Forbes’ reasons for choosing the spot are clear today. His ‘Shed’ is on a steeply banked hillock. Since Forbes’ time, the river has been dammed and now a wide expanse of loch stands before the house – it is used to generate electricity by a means that still utilises the technology Forbes helped to develop. Beyond the loch, looking due west, is an uninterrupted view of Cammoch Hill and Meall a’Charra.

And although Pitlochry has grown considerably since then, the Observatory is still remarkably secluded. The railway line forms the western boundary for most of the centre of the town. Because the Observatory is on the other side of the tracks, there has been very little development around it.

When Forbes died in 1936 his priceless books became part of the library at St Andrews University, of which his father, James Forbes, had been vice chancellor. But he was by no means the only remarkable resident the Observatory has known.

Forbes willed his house to his niece, Dame Katherine Jane Trefusis-Forbes. During World War One she served as a member of Women’s Volunteer Reserve. As Britain re-armed again towards the end of the 1930s she was picked out to help develop the women’s armed forces. And when the Women’s Auxiliary Air Force was established in 1939, she was appointed its first director, with the rank Air Chief Commander. In this role she undertook tours of duty in North America and the Far East.

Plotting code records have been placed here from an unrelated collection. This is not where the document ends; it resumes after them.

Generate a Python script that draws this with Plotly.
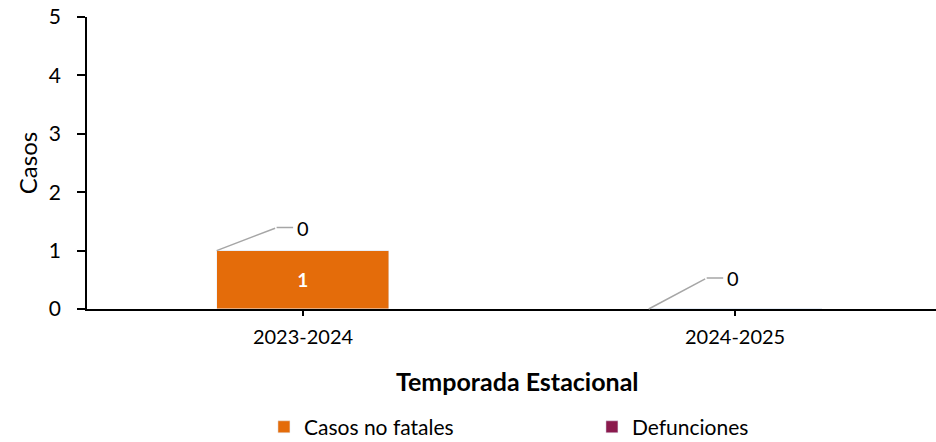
import plotly.graph_objects as go

# datos
temporadas = ["2023-2024", "2024-2025"]
casos_no_fatales = [1, 0]
defunciones = [0, 0]

y_ticks = [0, 1, 2, 3, 4, 5]

# estilo
naranja = "#E46C0A"
vino = "#8B1A4D"
gris_linea = "#A6A6A6"
fuente = "Lato"
ancho_barra = 0.4
# desplazamiento (px) del codo de las líneas guía de las etiquetas
codo = [(60, -23), (58, -31)]

fig = go.Figure()

fig.add_trace(go.Bar(
    name="Casos no fatales",
    x=list(range(len(temporadas))),
    y=casos_no_fatales,
    width=ancho_barra,
    marker_color=naranja,
    text=casos_no_fatales,
    textposition="inside",
    insidetextanchor="middle",
    textfont=dict(color="white", size=19, family=fuente, weight="bold"),
))

fig.add_trace(go.Bar(
    name="Defunciones",
    x=list(range(len(temporadas))),
    y=defunciones,
    width=ancho_barra,
    marker_color=vino,
))

# etiquetas de defunciones con línea guía
for i, (c, d) in enumerate(zip(casos_no_fatales, defunciones)):
    x0 = i - ancho_barra / 2
    y0 = c + d
    dx, dy = codo[i]
    # tramo diagonal
    fig.add_annotation(
        x=x0, y=y0, text=" ", font=dict(size=1),
        showarrow=True, arrowhead=0, arrowwidth=1.5, arrowcolor=gris_linea,
        ax=dx, ay=dy,
    )
    # tramo horizontal + texto
    fig.add_annotation(
        x=x0, y=y0, xshift=dx, yshift=-dy, text=str(d),
        font=dict(size=20, family=fuente, color="black"),
        showarrow=True, arrowhead=0, arrowwidth=1.5, arrowcolor=gris_linea,
        ax=26, ay=0, borderpad=3,
    )

# título del eje x (centrado como en el original)
fig.add_annotation(
    xref="paper", yref="paper", x=0.507, y=0, yshift=-55,
    xanchor="center", yanchor="top", showarrow=False,
    text="<b>Temporada Estacional</b>", font=dict(size=25, family=fuente),
)

fig.update_layout(
    barmode="stack",
    width=936, height=442,
    margin=dict(l=87, r=0, t=17, b=133, autoexpand=False),
    plot_bgcolor="white",
    paper_bgcolor="white",
    font=dict(family=fuente, size=20, color="black"),
    showlegend=True,
    legend=dict(
        orientation="h",
        xref="container", yref="container",
        x=0.282, xanchor="left",
        y=0.08, yanchor="top",
        entrywidth=283, entrywidthmode="pixels",
        font=dict(size=21),
        traceorder="normal",
    ),
    bargap=0,
)

fig.update_xaxes(
    tickmode="array",
    tickvals=list(range(len(temporadas))),
    ticktext=temporadas,
    range=[-0.5, 1.465],
    automargin=False,
    showline=True, linecolor="black", linewidth=1.5,
    ticks="outside", ticklen=5, tickcolor="black", tickwidth=1.5,
    ticklabelstandoff=4,
    tickfont=dict(size=20),
    showgrid=False, zeroline=False,
)

fig.update_yaxes(
    range=[0, 5],
    tickvals=y_ticks,
    automargin=False,
    showline=True, linecolor="black", linewidth=1.5,
    ticks="outside", ticklen=8, tickcolor="black", tickwidth=1.5,
    ticklabelstandoff=12,
    tickfont=dict(size=21),
    showgrid=False, zeroline=False,
    title=dict(text="Casos", font=dict(size=24), standoff=4),
)

fig.write_html(
    "out.html",
    config={"displayModeBar": False},
    post_script="document.body.style.margin='0';",
)
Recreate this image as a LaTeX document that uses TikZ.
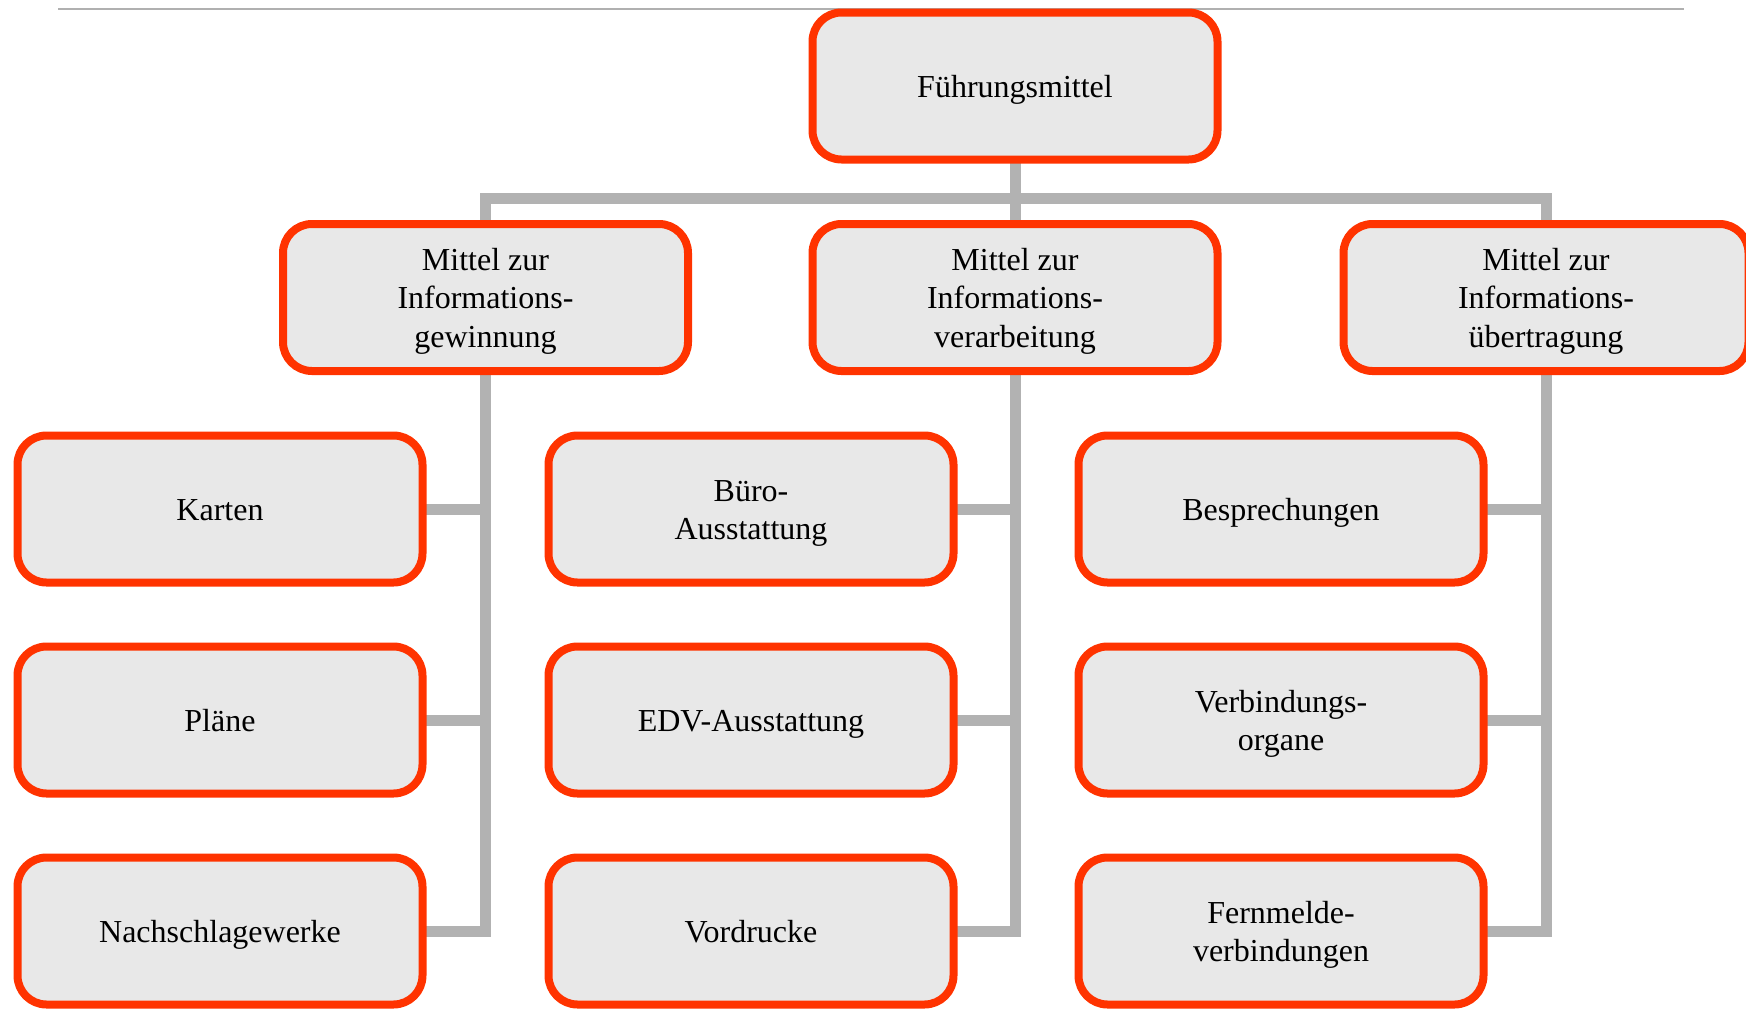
\documentclass[tikz,border=0pt]{standalone}
\usepackage{fontspec}
\setmainfont{Liberation Serif}
\usetikzlibrary{backgrounds}
\definecolor{boxred}{HTML}{FF3300}
\definecolor{boxfill}{HTML}{E8E8E8}
\definecolor{linkgray}{HTML}{B2B2B2}
\definecolor{rulegray}{HTML}{B0B0B0}
% struts giving every text line the same ascent and descent
\newcommand{\boxup}{\rule{0pt}{14.8pt}}
\newcommand{\boxdown}{\rule[-3.3pt]{0pt}{3.3pt}}
\begin{document}
\begin{tikzpicture}[x=0.5pt,y=-0.5pt,
  unit/.style={draw=boxred, fill=boxfill, line width=4pt, rounded corners=14.5pt,
    minimum width=202.5pt, minimum height=73.5pt, inner sep=0pt, outer sep=0pt,
    align=center, font=\fontsize{16}{19.2}\selectfont},
  link/.style={draw=linkgray, line width=5.5pt, line join=miter},
  toprule/.style={draw=rulegray, line width=1pt}]
\clip (0,0) rectangle (1746,1008);

% head
\node[unit] (top) at (1015,86) {\boxup Führungsmittel\boxdown};

% second level
\node[unit] (ga) at (485.5,297.5) {\boxup Mittel zur\\Informations-\\gewinnung\boxdown};
\node[unit] (gb) at (1015,297.5) {\boxup Mittel zur\\Informations-\\verarbeitung\boxdown};
\node[unit] (gc) at (1546,297.5) {\boxup Mittel zur\\Informations-\\übertragung\boxdown};

% third level
\node[unit] (a1) at (220,509) {\boxup Karten\boxdown};
\node[unit] (a2) at (220,720) {\boxup Pläne\boxdown};
\node[unit] (a3) at (220,931) {\boxup Nachschlagewerke\boxdown};
\node[unit] (b1) at (751,509) {\boxup Büro-\\Ausstattung\boxdown};
\node[unit] (b2) at (751,720) {\boxup EDV-Ausstattung\boxdown};
\node[unit] (b3) at (751,931) {\boxup Vordrucke\boxdown};
\node[unit] (c1) at (1281,509) {\boxup Besprechungen\boxdown};
\node[unit] (c2) at (1281,720) {\boxup Verbindungs-\\organe\boxdown};
\node[unit] (c3) at (1281,931) {\boxup Fernmelde-\\verbindungen\boxdown};

\coordinate (bar) at (1015,198);
\coordinate (ruleL) at (58,9);
\coordinate (ruleR) at (1684,9);

\begin{scope}[on background layer]
  \draw[toprule] (ruleL) -- (ruleR);
  \draw[link] (top.south) -- (gb.north);
  \draw[link] (ga.north) |- (bar) -| (gc.north);
  \draw[link] (ga.south) |- (a3.east);
  \draw[link] (a1.east) -- (a1.east -| ga.south);
  \draw[link] (a2.east) -- (a2.east -| ga.south);
  \draw[link] (gb.south) |- (b3.east);
  \draw[link] (b1.east) -- (b1.east -| gb.south);
  \draw[link] (b2.east) -- (b2.east -| gb.south);
  \draw[link] (gc.south) |- (c3.east);
  \draw[link] (c1.east) -- (c1.east -| gc.south);
  \draw[link] (c2.east) -- (c2.east -| gc.south);
\end{scope}
\end{tikzpicture}
\end{document}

During this time the Observatory was used to provide holiday respite for senior British army officers. Some locals believe that Field Marshall Montgomery was among the war-time residents but no conclusive proof of this has yet been found.

At the end of the war Dame Katherine happily retired to a more peaceful life in Pitlochry, and initiated a programme of substantial improvements. Two bedrooms were added to the original structure, mains plumbing was installed and a proper kitchen created. She even had built an additional room in which her maid could stay – it stood where the ‘new’ bedroom is now.

Trefusis-Forbes remained unmarried until she was 67 when she accepted the proposal of Sir Robert Alexander Watson-Watt, the Brechin-born inventor of radar. The couple lived out their last years together at The Observatory until they died in the mid-1970s.

The Observatory stood unused for several years but was eventually purchased in 1980 by Ann Stewart.

A native of Pitlochry, she knew of the Observatory’s existence only because her father had installed its plumbing. She and her partner, the architect Michael Willis, undertook a programme of restoration and further modernisation whilst retaining the essential character of the property. This included the installation of a wood-burning stove, central heating and substantial insulation. After enjoying the Observatory for 18 years, she sold it to me in the late 1990s.